According to IG, an eruption began at Sierra Negra on the S end of Isabela Island on 22 October at 1730 when an explosion was heard by many people in the town of Villamil, 20 km SE of the volcano. The eruption was preceded by a seismic event on 22 October at 1438, and by earthquakes on 19 October and 2 weeks earlier. The Washington VAAC recorded an ash cloud on satellite imagery at 1745 at a height of ~15.2 km (50,000 ft) a.s.l. moving SW, and a very large hotspot. The ash cloud may have reached a height of 20 km (65,600 ft) a.s.l. Extensive lava fountains were seen rising to heights of 200-300 m along a segment of the Sierra Negra rim. Incandescent lava flowed several kilometers down the outer NW flank of the volcano's edifice and tourists reported seeing two lava flows descending the N flank. The exact orientation of flows on the volcano's flanks was not clear from early reports. Scientists did not see active lava flows in this area or evidence of flows entering the sea during an overflight on 23 October.

During a visit to Sierra Negra on 23 October, scientists saw that the eruption originated from four adjacent craters aligned along a 500-m-long fracture at the base of the inner wall of the volcano's caldera in the NE sector. Lava traveled from four principal vents southwards with exceptional force, volume, and speed downslope in several main channels. Based on observations, the main lava river traveled nearly 20 m/sec as it left its source vents. Two vents mainly supplied lava to the many lava rivers flowing southward over the northern caldera bench and then down onto the caldera floor. The feeding fracture apparently extended westward along the inner wall, but then climbed up onto the caldera rim itself where its trace was not obvious. However, small vents with fountaining and incandescent lava were observed on the rim along this general fracture system, implying that the active fracture extended for about 2 km W of the main vents.

By 23 October around 1530, the lava formed one large flow that was 1-1.5 km wide and had progressed ~7 km southeastward along the base of the eastern interior wall of the caldera, then westward along the southern wall reaching a point almost halfway across the caldera. The volume of lava ejected at this time was estimated at 25 million cubic meters.

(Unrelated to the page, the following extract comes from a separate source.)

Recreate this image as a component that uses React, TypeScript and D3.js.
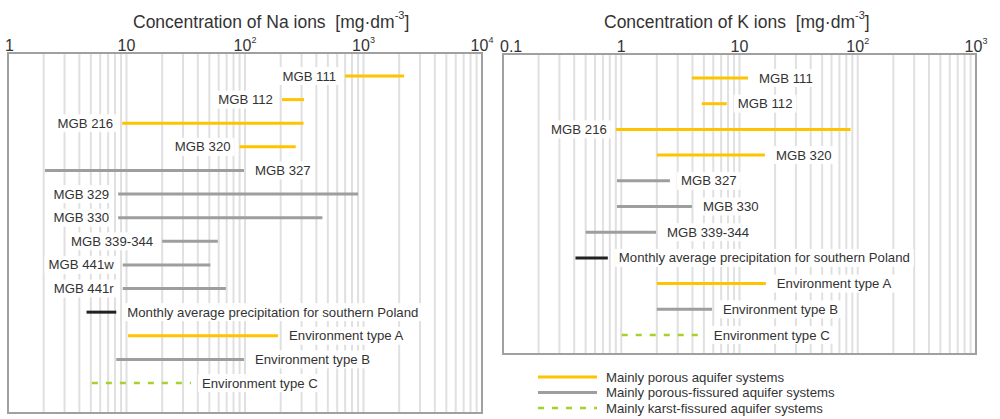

On 26 October, there were reports that lava was no longer emitted from one of the four principal vents. No populated areas on the island were threatened by the eruption.

Geological Summary. The broad shield volcano of Sierra Negra at the southern end of Isabela Island contains a shallow 7 x 10.5 km caldera that is the largest in the Galápagos Islands. Flank vents abound, including cinder cones and spatter cones concentrated along an ENE-trending rift system and tuff cones along the coast and forming offshore islands. The 1124-m-high volcano is elongated in a NE direction. Although it is the largest of the five major Isabela volcanoes, it has the flattest slopes, averaging less than 5 degrees and diminishing to 2 degrees near the coast. A sinuous 14-km-long, N-S-trending ridge occupies the west part of the caldera floor, which lies only about 100 m below its rim. Volcán de Azufre, the largest fumarolic area in the Galápagos Islands, lies within a graben between this ridge and the west caldera wall. Lava flows from a major eruption in 1979 extend all the way to the north coast from circumferential fissure vents on the upper northern flank. Sierra Negra, along with Cerro Azul and Volcán Wolf, is one of the most active of Isabela Island volcanoes.